(begin)
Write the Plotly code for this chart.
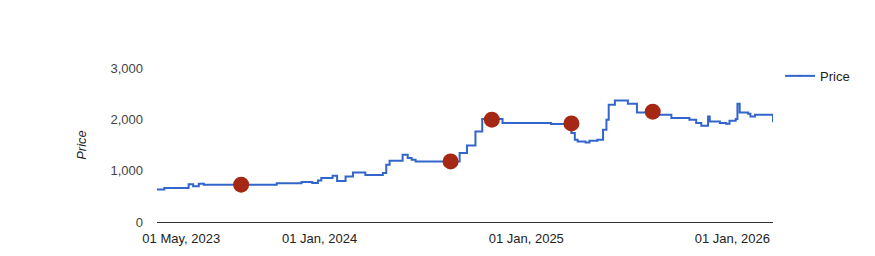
import plotly.graph_objects as go

dates = [
    "2023-03-19", "2023-04-01", "2023-05-14", "2023-05-22", "2023-06-01", "2023-06-10",
    "2023-10-17", "2023-11-30", "2023-12-19", "2023-12-29", "2024-01-04", "2024-01-24",
    "2024-02-01", "2024-02-16", "2024-02-29", "2024-03-22", "2024-04-22", "2024-04-28",
    "2024-05-04", "2024-05-27", "2024-06-05", "2024-06-12", "2024-06-19", "2024-09-05",
    "2024-09-18", "2024-10-03", "2024-10-15", "2024-11-20", "2025-02-14", "2025-03-22",
    "2025-03-28", "2025-04-02", "2025-04-16", "2025-04-23", "2025-05-07", "2025-05-17",
    "2025-05-23", "2025-05-27", "2025-06-07", "2025-06-30", "2025-07-16", "2025-08-22",
    "2025-09-15", "2025-10-17", "2025-10-29", "2025-11-07", "2025-11-19", "2025-11-22",
    "2025-12-10", "2025-12-21", "2025-12-27", "2026-01-07", "2026-01-10", "2026-01-14",
    "2026-01-29", "2026-02-02", "2026-02-10", "2026-03-02", "2026-03-14",
]
prices = [
    635, 662, 733, 694, 746, 727,
    755, 779, 760, 810, 857, 902,
    799, 888, 966, 915, 954, 1116,
    1194, 1311, 1247, 1214, 1181, 1344,
    1492, 1765, 2006, 1929, 1909, 1734,
    1603, 1570, 1551, 1584, 1603, 1798,
    1993, 2285, 2369, 2305, 2135, 2090,
    2026, 1993, 1929, 1876, 2057, 1960,
    1929, 1915, 1973, 2006, 2305, 2135,
    2110, 2057, 2090, 2090, 1948,
]

event_dates = ["2023-08-15", "2024-08-20", "2024-11-01", "2025-03-22", "2025-08-13"]
event_prices = [727, 1181, 1993, 1921, 2149]

tick_dates = ["2023-05-01", "2024-01-01", "2025-01-01", "2026-01-01"]
tick_labels = ["01 May, 2023", "01 Jan, 2024", "01 Jan, 2025", "01 Jan, 2026"]
y_ticks = [0, 1000, 2000, 3000]
y_tick_labels = ["0", "1,000", "2,000", "3,000"]

FONT = "Arial, Liberation Sans, sans-serif"

fig = go.Figure()
fig.add_trace(go.Scatter(
    x=dates, y=prices, mode="lines+markers", name="Price",
    line=dict(color="#3366cc", width=2, shape="hv"),
    marker=dict(size=1, color="#3366cc"),
))
fig.add_trace(go.Scatter(
    x=event_dates, y=event_prices, mode="markers", showlegend=False,
    marker=dict(size=16, color="#a52714"),
))

fig.update_layout(
    width=875, height=256,
    margin=dict(l=157, r=102, t=68, b=34),
    paper_bgcolor="white", plot_bgcolor="white",
    font=dict(family=FONT, size=13, color="#444"),
    showlegend=True,
    legend=dict(x=1.0115, y=1.046, xanchor="left", yanchor="top",
                font=dict(family=FONT, size=13, color="#222"),
                bgcolor="rgba(0,0,0,0)", itemwidth=30),
    xaxis=dict(
        range=[dates[0], dates[-1]], automargin=False,
        tickmode="array", tickvals=tick_dates, ticktext=tick_labels,
        showgrid=False, zeroline=False,
        showline=True, linecolor="#333", linewidth=1,
        ticks="", ticklabelstandoff=4, tickfont=dict(color="#222", size=13),
    ),
    yaxis=dict(
        range=[0, 3000], automargin=False,
        tickmode="array", tickvals=y_ticks, ticktext=y_tick_labels,
        showgrid=False, zeroline=False, showline=False,
        ticks="", ticklabelstandoff=13,
        tickfont=dict(color="#444", size=13),
        title=dict(text="<i>Price</i>", font=dict(color="#222", size=13), standoff=20),
    ),
)

fig.write_html("out.html")
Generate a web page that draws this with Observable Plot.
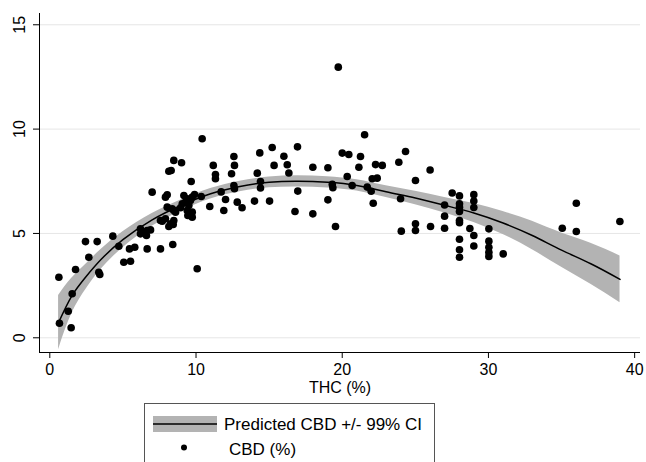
<!DOCTYPE html>
<html>
<head>
<meta charset="utf-8">
<script src="https://cdn.jsdelivr.net/npm/d3@7"></script>
<script src="https://cdn.jsdelivr.net/npm/@observablehq/plot@0.6"></script>
<style>
  html, body { margin: 0; padding: 0; background: #fff; width: 646px; height: 462px; overflow: hidden; font-family: "Liberation Sans", Arial, sans-serif; }
  #chart { position: absolute; left: 0; top: 0; }
  #legend { position: absolute; left: 144px; top: 403px; width: 291px; height: 80px; border: 1px solid #555; box-sizing: border-box; }
  #legend svg { position: absolute; left: 0; top: 0; }
</style>
</head>
<body>
<div id="chart"></div>
<div id="legend"></div>
<script>
// Observed points: THC (%) and CBD (%)
const thc = [
  0.62,0.66,1.46,1.26,1.53,1.76,2.44,2.67,3.24,3.35,3.42,4.31,4.72,5.06,5.52,5.45,5.81,6.66,7.57,8.41,10.08,6.20,6.43,6.66,6.89,6.20,6.61,7.69,8.14,8.44,7.00,7.91,8.03,8.14,8.30,8.48,9.01,8.03,8.37,8.48,7.57,7.91,8.60,8.48,8.26,
  10.42,9.67,9.17,9.40,9.62,9.74,9.90,10.36,8.94,9.40,9.44,9.74,9.06,9.28,9.51,10.94,11.90,11.18,11.33,11.33,12.59,12.63,12.43,12.59,12.63,11.72,12.02,12.82,13.15,14.00,14.19,14.36,15.21,14.41,14.41,15.34,16.01,16.24,16.35,15.03,16.94,16.96,16.77,9.74,
  19.73,21.53,20.00,20.45,21.25,21.14,17.99,19.02,22.28,22.74,23.87,24.33,26.01,20.34,22.05,22.39,19.32,19.36,20.68,21.71,21.98,25.01,19.02,22.12,23.99,17.99,19.54,24.04,25.01,25.01,26.04,
  27.0,27.0,27.0,27.52,28.02,28.02,28.02,28.02,28.02,28.02,28.73,29.0,29.0,29.0,29.0,28.02,28.02,28.02,29.0,30.03,30.03,30.03,30.03,30.03,31.01,35.05,36.01,36.01,38.99
];
const cbd = [
  2.90,0.70,0.48,1.27,2.11,3.27,4.61,3.86,4.61,3.14,3.03,4.87,4.39,3.62,3.67,4.26,4.34,4.26,4.26,4.47,3.31,5.22,5.06,5.14,5.17,4.98,4.90,5.59,5.33,5.43,6.98,6.74,6.85,7.98,8.02,8.50,8.39,6.26,6.18,6.10,5.62,5.70,6.02,5.62,5.46,
  9.54,7.49,6.82,6.66,6.58,6.74,6.87,6.77,6.23,6.10,5.86,6.02,6.42,6.50,6.34,6.29,6.10,8.26,7.82,7.62,8.69,8.26,7.86,7.30,7.14,6.99,6.63,6.50,6.23,6.55,7.89,8.86,9.12,7.49,7.18,8.26,8.70,8.29,7.90,6.55,9.15,7.03,6.05,5.78,
  12.97,9.73,8.85,8.78,8.69,8.17,8.17,8.15,8.30,8.26,8.41,8.93,8.04,7.73,7.62,7.65,7.35,7.19,7.30,7.22,7.02,7.54,6.61,6.45,6.66,5.94,5.33,5.11,5.46,5.14,5.33,
  6.36,5.83,5.25,6.94,6.80,6.42,6.26,6.05,5.62,5.51,5.24,6.86,6.55,6.24,4.90,4.72,4.22,3.86,4.40,5.22,4.63,4.34,4.10,3.90,4.02,5.25,6.45,5.09,5.57
];

// Predicted CBD curve and 99% CI
const fitX  = [0.6, 1.5, 2.5, 3.5, 5, 7, 9, 11, 13, 15, 17, 19, 21, 23, 25, 27, 29, 31, 33, 35, 37, 39];
const fitY  = [0.73, 2.0, 2.95, 3.75, 4.7, 5.65, 6.35, 6.9, 7.25, 7.45, 7.5, 7.45, 7.3, 7.0, 6.7, 6.35, 5.98, 5.5, 4.9, 4.2, 3.55, 2.8];
const fitLo = [-0.57, 1.15, 2.35, 3.27, 4.32, 5.35, 6.08, 6.65, 7.0, 7.19, 7.23, 7.18, 7.03, 6.72, 6.38, 5.98, 5.53, 4.95, 4.22, 3.38, 2.57, 1.68];
const fitHi = [2.03, 2.85, 3.55, 4.23, 5.08, 5.95, 6.62, 7.15, 7.5, 7.71, 7.77, 7.72, 7.57, 7.28, 7.02, 6.72, 6.43, 6.05, 5.58, 5.02, 4.53, 3.92];

const xTicks = [0, 10, 20, 30, 40];
const yTicks = [0, 5, 10, 15];
const xLabel = "THC (%)";
const legendLabels = ["Predicted CBD +/- 99% CI", "CBD (%)"];

const points = thc.map((t, i) => ({thc: t, cbd: cbd[i]}));
const fit = fitX.map((x, i) => ({x, y: fitY[i], lo: fitLo[i], hi: fitHi[i]}));

const xDom = [-0.705, 40.4];
const yDom = [-0.705, 15.54];

const chart = Plot.plot({
  width: 646,
  height: 400,
  marginLeft: 39,
  marginRight: 6,
  marginTop: 13,
  marginBottom: 48,
  style: {fontFamily: '"Liberation Sans", Arial, sans-serif', fontSize: "16px", color: "#000", background: "#fff"},
  x: {domain: xDom},
  y: {domain: yDom},
  marks: [
    Plot.ruleY(yTicks, {stroke: "#e6e6e6", strokeWidth: 1}),
    Plot.areaY(fit, {x: "x", y1: "lo", y2: "hi", fill: "#b3b3b3", curve: "natural"}),
    Plot.line(fit, {x: "x", y: "y", stroke: "#000", strokeWidth: 1.5, curve: "natural"}),
    Plot.dot(points, {x: "thc", y: "cbd", r: 3.8, fill: "#000", stroke: "none"}),
    Plot.ruleX([xDom[0]], {stroke: "#000", strokeWidth: 1}),
    Plot.ruleY([yDom[0]], {stroke: "#000", strokeWidth: 1}),
    Plot.axisX({ticks: xTicks, tickSize: 6, tickPadding: 5, fontSize: 16, label: null}),
    Plot.axisY({ticks: yTicks, tickSize: 6, tickPadding: 9, tickRotate: -90, fontSize: 16, label: null}),
    Plot.text([xLabel], {frameAnchor: "bottom", dy: 40, fontSize: 16, fill: "#000"})
  ]
});
document.getElementById("chart").appendChild(chart);

// Legend below the chart
const ns = "http://www.w3.org/2000/svg";
const lg = document.createElementNS(ns, "svg");
lg.setAttribute("width", 291);
lg.setAttribute("height", 60);
lg.innerHTML = `
  <rect x="8" y="12" width="64" height="16" fill="#b3b3b3"></rect>
  <line x1="8" x2="72" y1="20" y2="20" stroke="#000" stroke-width="1.5"></line>
  <text x="79" y="25.5" font-size="17" fill="#000" font-family="Liberation Sans, Arial, sans-serif">${legendLabels[0]}</text>
  <circle cx="39" cy="43.5" r="3" fill="#000"></circle>
  <text x="84" y="50.5" font-size="17" fill="#000" font-family="Liberation Sans, Arial, sans-serif">${legendLabels[1]}</text>
`;
document.getElementById("legend").appendChild(lg);
</script>
</body>
</html>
(end)
**Written request**
Copy only the part of the records that runs from the first line to the line with "import plotly.graph_objects as go", ends included, leaving pictures out.

**Answer for the task**
Write the Plotly code for this chart.
import plotly.graph_objects as go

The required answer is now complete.